De Koninklijke Nederlandse Schaatsenrijdersbond (KNSB) en de Dopingautoriteit gaan in hoger beroep tegen de uitspraak van de tuchtcommissie van de KNSB in de zaak Van Beek. De KNSB en de Dopingautoriteit zijn het niet eens met de uitspraak van de Tuchtcommissie. Genoemde commissie liet afgelopen vrijdag weten marathonschaatser Van Beek op procedurele gronden vrij te spreken.
De Tuchtcommissie van de KNSB besloot op 20 december bij tussenuitspraak een onafhankelijke deskundige te benoemen. De Dopingautoriteit werd daarbij opgedragen aanvullende documenten af te geven aan de deskundige. De Dopingautoriteit weigerde echter om deze stukken over te dragen omdat het dossier met alle relevante stukken, zoals beschreven in het KNSB Dopingreglement en de Internationale Standaarden, reeds lang was overlegd en de schaatser geen relevante afwijking van die standaarden had aangetoond.

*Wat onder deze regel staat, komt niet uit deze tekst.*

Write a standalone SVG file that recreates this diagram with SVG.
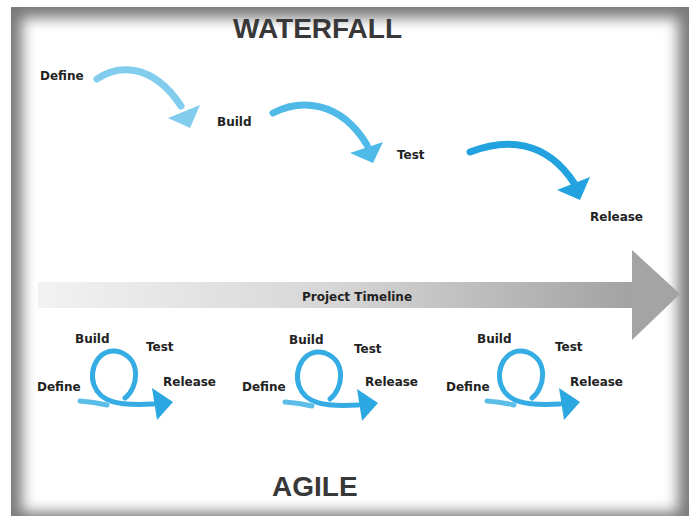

De Tuchtcommissie van de KNSB bepaalde vervolgens dat door die weigering geen nader onderzoek kan worden gedaan en de Tuchtcommissie daardoor ook niet in staat zou zijn om te bepalen of de schaatser op goede gronden de juistheid van de uitslagen heeft ontkend. De Tuchtcommissie sprak daarop de schaatser vrij.
De KNSB en de Dopingautoriteit zijn het niet eens met deze procedurele uitspraak van de Tuchtcommissie. In de regelgeving is nauwkeurig omschreven hoe een dossier in een dopingzaak moet worden samengesteld, en welke stukken zich hierin moeten bevinden. Voor dit systeem is gekozen om te voorkomen dat sporters de rechtsgang frustreren door het onophoudelijk opvragen van grote aantallen irrelevante stukken.

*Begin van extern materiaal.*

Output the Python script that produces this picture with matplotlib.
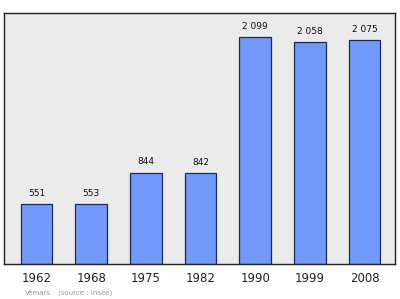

In vele uitspraken, waaronder die van het Court of Arbitration for Sport (CAS) in Lausanne, is dit systeem geaccepteerd en bevestigd. Alle betrokkenen, waaronder de Dopingautoriteit en de Tuchtcommissie van de KNSB, zijn gebonden aan deze regelgeving. De Tuchtcommissie heeft de regelgeving en de jurisprudentie echter genegeerd, waardoor beroep onvermijdelijk is.